- ENTRIES -
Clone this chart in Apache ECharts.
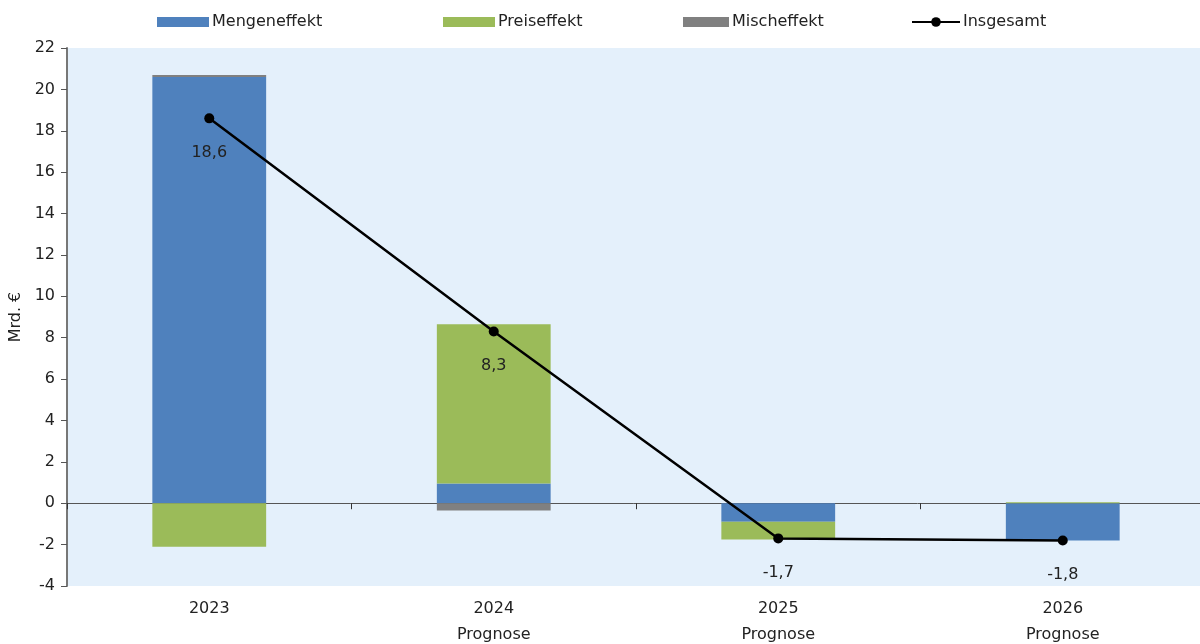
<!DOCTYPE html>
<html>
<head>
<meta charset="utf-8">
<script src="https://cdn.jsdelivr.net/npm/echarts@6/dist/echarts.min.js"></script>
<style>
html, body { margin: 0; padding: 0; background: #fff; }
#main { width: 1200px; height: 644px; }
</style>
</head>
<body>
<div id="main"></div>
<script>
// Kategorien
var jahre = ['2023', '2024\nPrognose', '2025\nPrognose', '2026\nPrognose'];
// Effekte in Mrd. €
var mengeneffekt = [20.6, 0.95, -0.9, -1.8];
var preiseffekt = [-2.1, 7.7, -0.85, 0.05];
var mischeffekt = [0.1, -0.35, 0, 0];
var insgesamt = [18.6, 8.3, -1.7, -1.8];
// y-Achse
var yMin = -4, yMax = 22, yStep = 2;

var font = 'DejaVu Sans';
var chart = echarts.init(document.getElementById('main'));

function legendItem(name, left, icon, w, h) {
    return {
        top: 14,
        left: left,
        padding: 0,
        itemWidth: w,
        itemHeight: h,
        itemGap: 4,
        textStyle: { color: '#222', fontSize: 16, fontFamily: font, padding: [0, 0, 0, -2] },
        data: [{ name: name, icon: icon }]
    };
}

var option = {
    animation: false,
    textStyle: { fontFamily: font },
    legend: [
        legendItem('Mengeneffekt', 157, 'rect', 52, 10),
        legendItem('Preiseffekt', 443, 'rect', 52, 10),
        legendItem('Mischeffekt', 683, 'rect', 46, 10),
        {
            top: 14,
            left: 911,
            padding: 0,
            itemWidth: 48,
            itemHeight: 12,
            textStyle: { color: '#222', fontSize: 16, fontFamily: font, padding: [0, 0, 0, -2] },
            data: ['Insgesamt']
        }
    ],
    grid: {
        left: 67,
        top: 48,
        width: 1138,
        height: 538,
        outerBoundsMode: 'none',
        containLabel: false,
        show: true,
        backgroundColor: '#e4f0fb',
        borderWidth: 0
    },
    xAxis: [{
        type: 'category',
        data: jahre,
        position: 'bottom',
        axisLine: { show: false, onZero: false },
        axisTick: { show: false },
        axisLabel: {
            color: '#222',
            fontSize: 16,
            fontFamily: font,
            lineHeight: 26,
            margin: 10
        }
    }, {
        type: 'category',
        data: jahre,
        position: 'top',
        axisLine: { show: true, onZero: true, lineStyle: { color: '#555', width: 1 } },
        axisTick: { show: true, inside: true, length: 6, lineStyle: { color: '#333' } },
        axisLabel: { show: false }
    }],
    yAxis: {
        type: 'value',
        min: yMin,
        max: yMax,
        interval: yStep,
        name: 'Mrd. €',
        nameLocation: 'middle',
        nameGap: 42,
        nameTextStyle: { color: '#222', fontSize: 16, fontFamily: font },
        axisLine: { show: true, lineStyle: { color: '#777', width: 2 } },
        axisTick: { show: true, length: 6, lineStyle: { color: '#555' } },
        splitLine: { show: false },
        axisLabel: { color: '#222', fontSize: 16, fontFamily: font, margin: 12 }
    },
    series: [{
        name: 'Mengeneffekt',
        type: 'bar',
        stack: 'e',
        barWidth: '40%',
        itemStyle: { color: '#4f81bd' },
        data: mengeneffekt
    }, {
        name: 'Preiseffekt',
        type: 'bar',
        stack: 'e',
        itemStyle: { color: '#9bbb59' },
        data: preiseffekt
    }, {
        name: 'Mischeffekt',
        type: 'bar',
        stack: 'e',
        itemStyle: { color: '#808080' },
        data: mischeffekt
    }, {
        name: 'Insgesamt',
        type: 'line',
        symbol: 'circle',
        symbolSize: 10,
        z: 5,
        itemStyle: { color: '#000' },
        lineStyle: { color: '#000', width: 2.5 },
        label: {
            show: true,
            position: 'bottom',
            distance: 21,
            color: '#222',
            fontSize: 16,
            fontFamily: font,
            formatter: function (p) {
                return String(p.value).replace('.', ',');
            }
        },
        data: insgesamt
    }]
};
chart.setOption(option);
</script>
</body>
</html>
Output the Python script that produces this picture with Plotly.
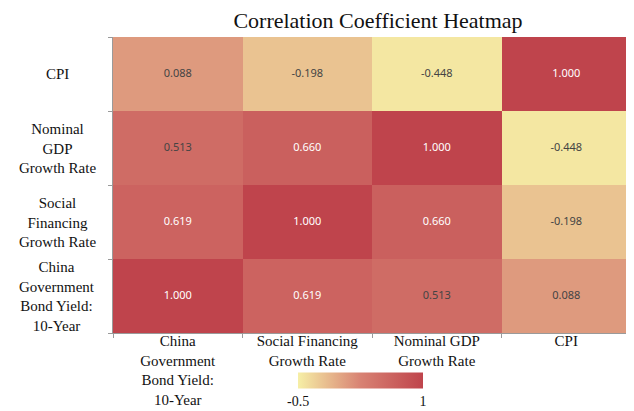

- PROBLEM TO WORK ON -
Copy out all the data without changing anything, and drop the pictures.

- ANSWER TO THIS TASK -
Clone this chart in Apache ECharts.
<!DOCTYPE html>
<html>
<head>
<meta charset="utf-8">
<script src="https://cdn.jsdelivr.net/npm/echarts@6/dist/echarts.min.js"></script>
<style>
html, body { margin: 0; padding: 0; background: #fff; }
#main { width: 1200px; height: 644px; }
</style>
</head>
<body>
<div id="main"></div>
<script>
// Kategorien
var jahre = ['2023', '2024\nPrognose', '2025\nPrognose', '2026\nPrognose'];
// Effekte in Mrd. €
var mengeneffekt = [20.6, 0.95, -0.9, -1.8];
var preiseffekt = [-2.1, 7.7, -0.85, 0.05];
var mischeffekt = [0.1, -0.35, 0, 0];
var insgesamt = [18.6, 8.3, -1.7, -1.8];
// y-Achse
var yMin = -4, yMax = 22, yStep = 2;

var font = 'DejaVu Sans';
var chart = echarts.init(document.getElementById('main'));

function legendItem(name, left, icon, w, h) {
    return {
        top: 14,
        left: left,
        padding: 0,
        itemWidth: w,
        itemHeight: h,
        itemGap: 4,
        textStyle: { color: '#222', fontSize: 16, fontFamily: font, padding: [0, 0, 0, -2] },
        data: [{ name: name, icon: icon }]
    };
}

var option = {
    animation: false,
    textStyle: { fontFamily: font },
    legend: [
        legendItem('Mengeneffekt', 157, 'rect', 52, 10),
        legendItem('Preiseffekt', 443, 'rect', 52, 10),
        legendItem('Mischeffekt', 683, 'rect', 46, 10),
        {
            top: 14,
            left: 911,
            padding: 0,
            itemWidth: 48,
            itemHeight: 12,
            textStyle: { color: '#222', fontSize: 16, fontFamily: font, padding: [0, 0, 0, -2] },
            data: ['Insgesamt']
        }
    ],
    grid: {
        left: 67,
        top: 48,
        width: 1138,
        height: 538,
        outerBoundsMode: 'none',
        containLabel: false,
        show: true,
        backgroundColor: '#e4f0fb',
        borderWidth: 0
    },
    xAxis: [{
        type: 'category',
        data: jahre,
        position: 'bottom',
        axisLine: { show: false, onZero: false },
        axisTick: { show: false },
        axisLabel: {
            color: '#222',
            fontSize: 16,
            fontFamily: font,
            lineHeight: 26,
            margin: 10
        }
    }, {
        type: 'category',
        data: jahre,
        position: 'top',
        axisLine: { show: true, onZero: true, lineStyle: { color: '#555', width: 1 } },
        axisTick: { show: true, inside: true, length: 6, lineStyle: { color: '#333' } },
        axisLabel: { show: false }
    }],
    yAxis: {
        type: 'value',
        min: yMin,
        max: yMax,
        interval: yStep,
        name: 'Mrd. €',
        nameLocation: 'middle',
        nameGap: 42,
        nameTextStyle: { color: '#222', fontSize: 16, fontFamily: font },
        axisLine: { show: true, lineStyle: { color: '#777', width: 2 } },
        axisTick: { show: true, length: 6, lineStyle: { color: '#555' } },
        splitLine: { show: false },
        axisLabel: { color: '#222', fontSize: 16, fontFamily: font, margin: 12 }
    },
    series: [{
        name: 'Mengeneffekt',
        type: 'bar',
        stack: 'e',
        barWidth: '40%',
        itemStyle: { color: '#4f81bd' },
        data: mengeneffekt
    }, {
        name: 'Preiseffekt',
        type: 'bar',
        stack: 'e',
        itemStyle: { color: '#9bbb59' },
        data: preiseffekt
    }, {
        name: 'Mischeffekt',
        type: 'bar',
        stack: 'e',
        itemStyle: { color: '#808080' },
        data: mischeffekt
    }, {
        name: 'Insgesamt',
        type: 'line',
        symbol: 'circle',
        symbolSize: 10,
        z: 5,
        itemStyle: { color: '#000' },
        lineStyle: { color: '#000', width: 2.5 },
        label: {
            show: true,
            position: 'bottom',
            distance: 21,
            color: '#222',
            fontSize: 16,
            fontFamily: font,
            formatter: function (p) {
                return String(p.value).replace('.', ',');
            }
        },
        data: insgesamt
    }]
};
chart.setOption(option);
</script>
</body>
</html>
Output the Python script that produces this picture with Plotly.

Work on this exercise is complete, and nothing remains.